- THE EXERCISE -
Copy all lines in which the word "React" can be found.

- ENTRIES PROVIDED -
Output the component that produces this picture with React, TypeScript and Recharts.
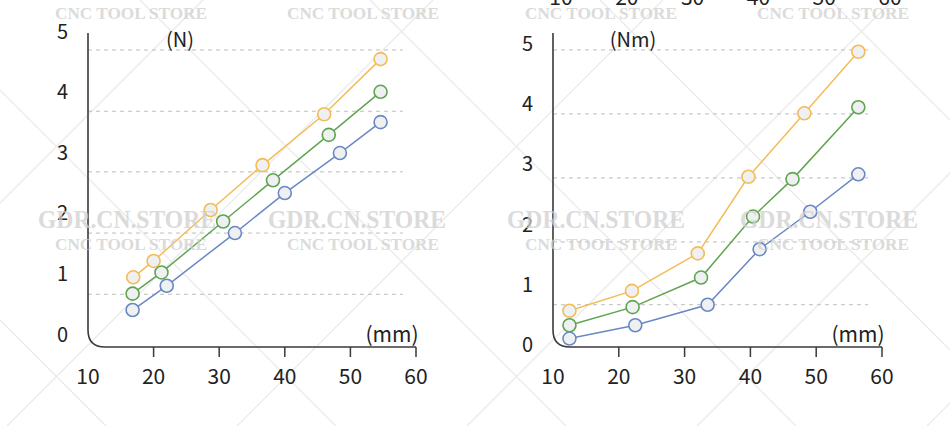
import React from 'react'
import { Line, LineChart, ReferenceLine, XAxis, YAxis } from 'recharts'

type Pair = [number, number]

const xTicks = [10, 20, 30, 40, 50, 60]
const yTicks = [0, 1, 2, 3, 4, 5]

// left panel: force (N) against diameter (mm)
const forceOrange: Pair[] = [[16.9, 0.92], [20.0, 1.19], [28.7, 2.03], [36.6, 2.77], [46.0, 3.61], [54.6, 4.52]]
const forceGreen: Pair[] = [[16.8, 0.65], [21.2, 1.0], [30.6, 1.84], [38.2, 2.52], [46.7, 3.27], [54.6, 3.98]]
const forceBlue: Pair[] = [[16.8, 0.38], [22.0, 0.78], [32.4, 1.65], [40.0, 2.31], [48.4, 2.97], [54.6, 3.48]]
const forceGrid = [0.64, 1.65, 2.66, 3.66, 4.67]

// right panel: torque (Nm) against diameter (mm)
const torqueOrange: Pair[] = [[12.5, 0.55], [22.0, 0.88], [32.0, 1.5], [39.7, 2.77], [48.2, 3.82], [56.4, 4.84]]
const torqueGreen: Pair[] = [[12.5, 0.31], [22.1, 0.61], [32.5, 1.1], [40.4, 2.11], [46.4, 2.73], [56.4, 3.92]]
const torqueBlue: Pair[] = [[12.5, 0.09], [22.5, 0.31], [33.5, 0.65], [41.4, 1.57], [49.1, 2.19], [56.4, 2.81]]
const torqueGrid = [0.65, 1.69, 2.75, 3.81, 4.87]

const ORANGE = '#f2bd57'
const GREEN = '#5fa550'
const BLUE = '#6a88c4'
const DOT_FILL = '#eff0f2'
const AXIS = '#3a3a3a'
const TEXT = '#222'
const FONT = '"Noto Sans CJK SC", "Noto Sans", sans-serif'

const toRows = (pairs: Pair[]) => pairs.map(([x, y]) => ({ x, y }))

const XTick = (props: any) => {
  const { x, y, payload } = props
  return (
    <g>
      {payload.value !== 10 && (
        <line x1={x} y1={y} x2={x} y2={y + 10} stroke={AXIS} strokeWidth={1.5} />
      )}
      <text x={x} y={y + 28} textAnchor="middle" dominantBaseline="central" fontSize={21} fill={TEXT} fontFamily={FONT}>
        {payload.value}
      </text>
    </g>
  )
}

const YTick = (props: any) => {
  const { x, y, payload } = props
  return (
    <text x={x - 20} y={y} textAnchor="end" dominantBaseline="central" fontSize={20} fill={TEXT} fontFamily={FONT}>
      {payload.value}
    </text>
  )
}

// the cut-off tick row of a chart sitting above the right panel
const topLabel = (value: number) => (p: any) => (
  <text x={p.x1 + 8} y={Math.min(p.y1, p.y2) - 28} textAnchor="middle" fontSize={21} fill={TEXT} fontFamily={FONT}>
    {value}
  </text>
)

// axis frame with the rounded corner, plus the unit labels
const frame = (unit: string, unitDx: number) => (p: any) => {
  const { x1, y1, x2, y2 } = p
  const r = 17
  return (
    <g>
      <path
        d={`M${x1},${y1} L${x1},${y2 - r} Q${x1},${y2} ${x1 + r},${y2} L${x2},${y2}`}
        fill="none"
        stroke={AXIS}
        strokeWidth={1.6}
      />
      <text x={x1 + unitDx} y={y1 + 5} textAnchor="middle" dominantBaseline="central" fontSize={20} fill={TEXT} fontFamily={FONT}>
        {unit}
      </text>
      <text x={x2 - 24} y={y2 - 14} textAnchor="middle" dominantBaseline="central" fontSize={21} fill={TEXT} fontFamily={FONT}>
        (mm)
      </text>
    </g>
  )
}

const series = (pairs: Pair[], color: string, key: string) => (
  <Line
    key={key}
    data={toRows(pairs)}
    dataKey="y"
    type="linear"
    stroke={color}
    strokeWidth={1.5}
    dot={{ r: 6.5, fill: DOT_FILL, stroke: color, strokeWidth: 1.6 }}
    activeDot={false}
    isAnimationActive={false}
  />
)

interface PanelProps {
  orange: Pair[]
  green: Pair[]
  blue: Pair[]
  grid: number[]
  yDomain: [number, number]
  frameTop: number
  gridEnd: number
  unit: string
  unitDx: number
  margin: { top: number; right: number; bottom: number; left: number }
  topRow?: boolean
}

function Panel(props: PanelProps) {
  const { orange, green, blue, grid, yDomain, frameTop, gridEnd, unit, unitDx, margin, topRow } = props
  return (
    <LineChart width={475} height={426} margin={margin}>
      <XAxis
        dataKey="x"
        type="number"
        domain={[10, 60]}
        ticks={xTicks}
        axisLine={false}
        tickLine={false}
        tickSize={0}
        tickMargin={0}
        tick={<XTick />}
        height={30}
        allowDataOverflow
      />
      <YAxis
        type="number"
        domain={yDomain}
        ticks={yTicks}
        axisLine={false}
        tickLine={false}
        tickSize={0}
        tickMargin={0}
        tick={<YTick />}
        width={60}
        allowDataOverflow
      />
      {grid.map((g) => (
        <ReferenceLine
          key={g}
          segment={[{ x: 10, y: g }, { x: gridEnd, y: g }]}
          stroke="#bdbdbd"
          strokeDasharray="4 4"
          strokeWidth={1}
          ifOverflow="visible"
        />
      ))}
      {topRow &&
        xTicks.map((t) => (
          <ReferenceLine key={`top${t}`} x={t} ifOverflow="visible" shape={topLabel(t)} />
        ))}
      <ReferenceLine
        segment={[{ x: 10, y: frameTop }, { x: 60, y: yDomain[0] }]}
        ifOverflow="visible"
        shape={frame(unit, unitDx)}
      />
      {series(blue, BLUE, 'blue')}
      {series(green, GREEN, 'green')}
      {series(orange, ORANGE, 'orange')}
    </LineChart>
  )
}

const cncRows = [19, 250]
const cncCols = [55, 287, 525, 757]
const gdrCols = [38, 268, 507, 740]

function Backdrop() {
  const lines: React.ReactNode[] = []
  for (let k = -3; k < 8; k++) {
    const a = 140 + 230 * k
    lines.push(<line key={`d${k}`} x1={a} y1={0} x2={a + 426} y2={426} />)
    const b = 433 + 230 * k
    lines.push(<line key={`u${k}`} x1={b} y1={0} x2={b - 426} y2={426} />)
  }
  return (
    <svg width={950} height={426} style={{ position: 'absolute', left: 0, top: 0 }}>
      <g stroke="#ececec" strokeWidth={1.5}>{lines}</g>
    </svg>
  )
}

function Watermarks() {
  return (
    <svg width={950} height={426} style={{ position: 'absolute', left: 0, top: 0, pointerEvents: 'none' }}>
      <g fontFamily='"Liberation Serif", "DejaVu Serif", serif' fill="#cfcfcf" opacity={0.75} fontWeight="bold">
        {cncRows.map((y) =>
          cncCols.map((x) => (
            <text key={`${x}-${y}`} x={x} y={y} fontSize={16} textLength={152} lengthAdjust="spacingAndGlyphs">
              CNC TOOL STORE
            </text>
          )),
        )}
        {gdrCols.map((x) => (
          <text key={x} x={x} y={228} fontSize={26} textLength={178} lengthAdjust="spacingAndGlyphs">
            GDR.CN.STORE
          </text>
        ))}
      </g>
    </svg>
  )
}

export default function App() {
  return (
    <div style={{ position: 'relative', width: 950, height: 426, background: '#fff', overflow: 'hidden' }}>
      <style>{'body{margin:0}'}</style>
      <Backdrop />
      <div style={{ position: 'absolute', left: 0, top: 0 }}>
        <Panel
          orange={forceOrange}
          green={forceGreen}
          blue={forceBlue}
          grid={forceGrid}
          yDomain={[-0.23, 5]}
          frameTop={4.95}
          gridEnd={58}
          unit="(N)"
          unitDx={92}
          margin={{ top: 30, right: 59, bottom: 49, left: 28 }}
        />
      </div>
      <div style={{ position: 'absolute', left: 475, top: 0 }}>
        <Panel
          orange={torqueOrange}
          green={torqueGreen}
          blue={torqueBlue}
          grid={torqueGrid}
          yDomain={[-0.05, 5.15]}
          frameTop={5.15}
          gridEnd={57.9}
          unit="(Nm)"
          unitDx={80}
          margin={{ top: 33, right: 68, bottom: 49, left: 18 }}
          topRow
        />
      </div>
      <Watermarks />
    </div>
  )
}
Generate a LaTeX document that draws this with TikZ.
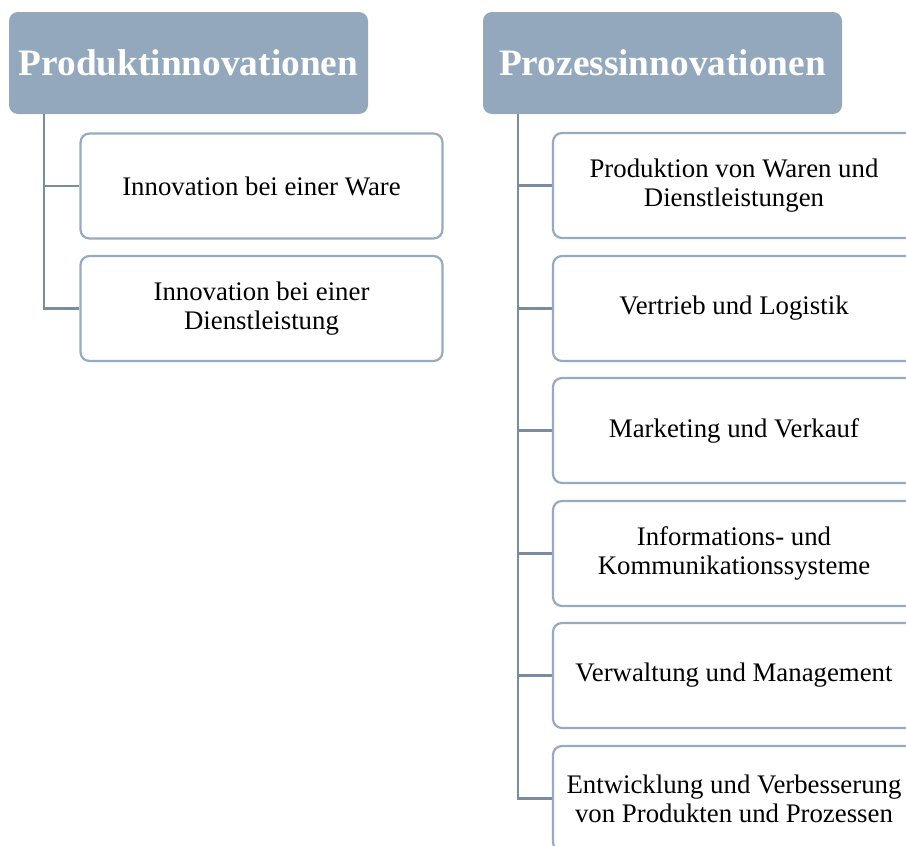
\documentclass[tikz,border=0pt]{standalone}
\usepackage{fontspec}
\setmainfont{Liberation Serif}
\definecolor{HeadBlue}{HTML}{94A8BD}
\definecolor{EdgeBlue}{HTML}{97AABF}
\definecolor{LineBlue}{HTML}{7A8CA2}

\begin{document}
\begin{tikzpicture}[x=1pt, y=-1pt,
    head/.style={fill=HeadBlue, rounded corners=9pt, inner sep=0pt,
        minimum width=359pt, minimum height=102pt, text=white,
        font=\fontsize{37.3}{40}\selectfont\bfseries},
    item/.style={draw=EdgeBlue, line width=2.2pt, fill=white, rounded corners=9pt,
        inner sep=0pt, minimum width=362pt, minimum height=105pt, align=center,
        font=\fontsize{26.8}{29}\selectfont},
    conn/.style={draw=LineBlue, line width=2.6pt}]
    \clip (0,0) rectangle (906,846);
    \useasboundingbox (0,0) rectangle (906,846);

    % Produktinnovationen
    \node[head] (prod) at (188.5,63) {Produktinnovationen};
    \node[item] (ware) at (261.5,186) {Innovation bei einer Ware};
    \node[item] (dienst) at (261.5,308.5) {Innovation bei einer\\Dienstleistung};

    % Prozessinnovationen
    \node[head] (proz) at (662.5,63) {Prozessinnovationen};
    \node[item] (produktion) at (734,185.5) {Produktion von Waren und\\Dienstleistungen};
    \node[item] (vertrieb) at (734,308.5) {Vertrieb und Logistik};
    \node[item] (marketing) at (734,430.5) {Marketing und Verkauf};
    \node[item] (info) at (734,553.5) {Informations- und\\Kommunikationssysteme};
    \node[item] (verwaltung) at (734,675.5) {Verwaltung und Management};
    \node[item] (entwicklung) at (734,798.5) {Entwicklung und Verbesserung\\von Produkten und Prozessen};

    % Verbindungen
    \path[conn] ([xshift=35pt]prod.south west) |- (ware.west);
    \path[conn] ([xshift=35pt]prod.south west) |- (dienst.west);
    \foreach \n in {produktion, vertrieb, marketing, info, verwaltung, entwicklung}
        \path[conn] ([xshift=35pt]proz.south west) |- (\n.west);
\end{tikzpicture}
\end{document}
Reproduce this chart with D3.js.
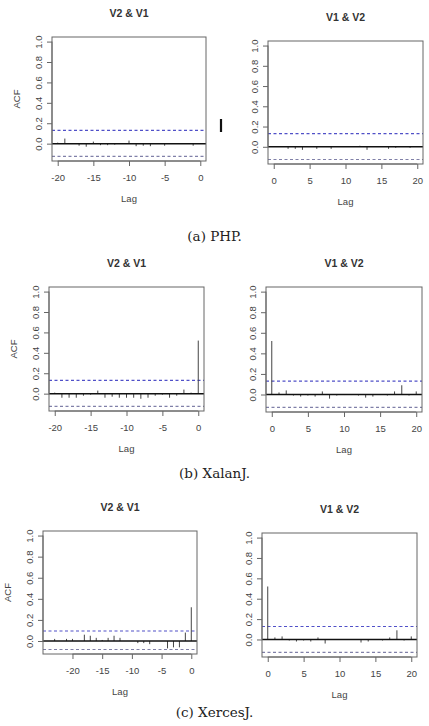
<!DOCTYPE html>
<html><head><meta charset="utf-8">
<script src="https://cdn.jsdelivr.net/npm/d3@7"></script>
<style>
html,body{margin:0;padding:0;background:#fff;}
svg{display:block;}
</style></head>
<body>
<svg id="chart" width="429" height="726"></svg>
<script>
// ---- data ----
const captions = ["(a) PHP.", "(b) XalanJ.", "(c) XercesJ."];
const titles = ["V2 & V1", "V1 & V2"];
const lagsNeg20 = d3.range(-20, 1);
const lagsPos20 = d3.range(0, 21);
const lagsNeg24 = d3.range(-24, 1);
const ticksNeg = [-20, -15, -10, -5, 0];
const ticksPos = [0, 5, 10, 15, 20];
const yTicks = [0, 0.2, 0.4, 0.6, 0.8, 1.0];

const phpV2V1 = [0.01, 0.05, 0.005, -0.02, -0.03, 0.02, -0.015, -0.015, -0.01, 0, 0.03, -0.025, -0.02, -0.025, 0, -0.02, 0, 0, 0, -0.02, 0.005];
const phpV1V2 = [0.005, 0, -0.02, -0.02, -0.03, 0, -0.02, 0, -0.02, 0, 0, 0, 0.01, -0.03, 0, 0, -0.02, -0.01, 0, -0.01, 0];
const xalanV2V1 = [0.01, -0.04, -0.04, -0.04, -0.02, -0.01, 0.03, -0.04, -0.03, -0.04, -0.04, -0.04, -0.05, -0.04, -0.02, -0.01, -0.04, -0.02, 0.04, 0.01, 0.52];
const xalanV1V2 = [0.52, 0.02, 0.04, -0.01, -0.02, -0.01, -0.02, 0.03, -0.04, -0.01, -0.005, -0.005, -0.01, -0.03, -0.02, -0.005, -0.01, 0.03, 0.09, -0.01, 0.03];
const xercesV2V1 = [0, 0.02, 0, 0.02, 0.02, 0, 0.06, 0.05, 0.03, 0.01, 0.03, 0.05, 0.03, 0, 0, -0.02, -0.02, -0.03, 0, 0, -0.07, -0.06, -0.06, 0.08, 0.32];
const xercesV1V2 = [0.52, 0.02, 0.03, -0.01, -0.02, -0.01, -0.02, 0.02, -0.04, 0, 0, 0, 0, -0.03, -0.02, 0, -0.01, 0.02, 0.09, -0.01, 0.03];
const ciUpper = [0.13, 0.13, 0.13, 0.13, 0.095, 0.127];
const ciLower = [-0.125, -0.125, -0.125, -0.125, -0.08, -0.127];

// ---- layout ----
const panels = [
  {lags: lagsNeg20, vals: phpV2V1, ticks: ticksNeg, title: titles[0], box: [52, 206, 37, 161], acf: true},
  {lags: lagsPos20, vals: phpV1V2, ticks: ticksPos, title: titles[1], box: [268, 423, 41, 164], acf: false},
  {lags: lagsNeg20, vals: xalanV2V1, ticks: ticksNeg, title: titles[0], box: [49, 204, 287, 411], acf: true},
  {lags: lagsPos20, vals: xalanV1V2, ticks: ticksPos, title: titles[1], box: [266, 422, 287, 412], acf: false},
  {lags: lagsNeg24, vals: xercesV2V1, ticks: ticksNeg, title: titles[0], box: [43, 197, 531, 654], acf: true},
  {lags: lagsPos20, vals: xercesV1V2, ticks: ticksPos, title: titles[1], box: [262, 417, 533, 657], acf: false}
];
const captionY = [241, 478, 717];

const svg = d3.select("#chart");
const sans = "'Liberation Sans', Arial, Helvetica, sans-serif";
const txt = "#444";

panels.forEach((p, i) => {
  const [x0, x1, y0, y1] = p.box;
  const lmin = d3.min(p.lags), lmax = d3.max(p.lags);
  const xr = lmax - lmin;
  const x = d3.scaleLinear().domain([lmin - 0.04 * xr, lmax + 0.04 * xr]).range([x0, x1]);
  const lo = Math.min(ciLower[i], d3.min(p.vals));
  const yr = 1 - lo;
  const y = d3.scaleLinear().domain([lo - 0.04 * yr, 1 + 0.04 * yr]).range([y1, y0]);
  const g = svg.append("g");

  // CI lines
  g.append("line").attr("x1", x0).attr("x2", x1).attr("y1", y(ciUpper[i])).attr("y2", y(ciUpper[i]))
    .attr("stroke", "#5050c8").attr("stroke-width", 1.1).attr("stroke-dasharray", "3,2.5");
  g.append("line").attr("x1", x0).attr("x2", x1).attr("y1", y(ciLower[i])).attr("y2", y(ciLower[i]))
    .attr("stroke", "#8080a8").attr("stroke-width", 1.1).attr("stroke-dasharray", "3,2.5");

  // bars
  g.selectAll("line.bar").data(p.lags.map((l, k) => ({l, v: p.vals[k]}))).enter()
    .append("line").attr("class", "bar")
    .attr("x1", d => x(d.l)).attr("x2", d => x(d.l))
    .attr("y1", y(0)).attr("y2", d => y(d.v))
    .attr("stroke", "#444").attr("stroke-width", 1);

  // zero line
  g.append("line").attr("x1", x0).attr("x2", x1).attr("y1", y(0)).attr("y2", y(0))
    .attr("stroke", "#111").attr("stroke-width", 1.5);

  // box
  g.append("rect").attr("x", x0).attr("y", y0).attr("width", x1 - x0).attr("height", y1 - y0)
    .attr("fill", "none").attr("stroke", "#666").attr("stroke-width", 1);

  // x axis
  const xa = g.append("g").attr("transform", `translate(0,${y1})`)
    .call(d3.axisBottom(x).tickValues(p.ticks).tickSize(5).tickPadding(8).tickFormat(d3.format("d")));
  xa.select(".domain").attr("d", `M${x(p.ticks[0])},0H${x(p.ticks[p.ticks.length - 1])}`).attr("stroke", "#666");
  xa.selectAll(".tick line").attr("stroke", "#666");
  xa.selectAll("text").attr("font-family", sans).attr("font-size", 9.5).attr("fill", txt)
    .text(d => d < 0 ? "-" + Math.abs(d) : d);

  // y axis
  const ya = g.append("g").attr("transform", `translate(${x0},0)`)
    .call(d3.axisLeft(y).tickValues(yTicks).tickSize(5).tickPadding(0).tickFormat(d3.format(".1f")));
  ya.select(".domain").attr("d", `M0,${y(0)}V${y(1)}`).attr("stroke", "#666");
  ya.selectAll(".tick line").attr("stroke", "#666");
  ya.selectAll("text").attr("font-family", sans).attr("font-size", 9.5).attr("fill", txt)
    .attr("x", null).attr("dy", null)
    .attr("text-anchor", "middle")
    .attr("transform", "translate(-13,0) rotate(-90)")
    .attr("dy", "0.35em");

  // title
  g.append("text").attr("x", (x0 + x1) / 2).attr("y", y0 - 20).attr("text-anchor", "middle")
    .attr("font-family", sans).attr("font-weight", "bold").attr("font-size", 10.5).attr("fill", "#333")
    .text(p.title);
  // Lag label
  g.append("text").attr("x", (x0 + x1) / 2).attr("y", y1 + 41).attr("text-anchor", "middle")
    .attr("font-family", sans).attr("font-size", 9.5).attr("fill", txt).text("Lag");
  if (p.acf) {
    g.append("text").attr("transform", `translate(${x0 - 32},${(y0 + y1) / 2}) rotate(-90)`)
      .attr("text-anchor", "middle").attr("font-family", sans).attr("font-size", 9.5).attr("fill", txt).text("ACF");
  }
});

// captions
captions.forEach((c, i) => {
  svg.append("text").attr("x", 214.5).attr("y", captionY[i]).attr("text-anchor", "middle")
    .attr("font-family", "'DejaVu Serif', 'Liberation Serif', serif").attr("font-size", 13.5).attr("fill", "#222")
    .text(c);
});

// stray mark between PHP panels
svg.append("line").attr("x1", 221).attr("x2", 221).attr("y1", 119).attr("y2", 132)
  .attr("stroke", "#111").attr("stroke-width", 2.2);
</script>
</body></html>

- SOLUTION TO THIS EXERCISE -
Output the component that produces this picture with React, TypeScript and Recharts.
import React from 'react'
  const lines: React.ReactNode[] = []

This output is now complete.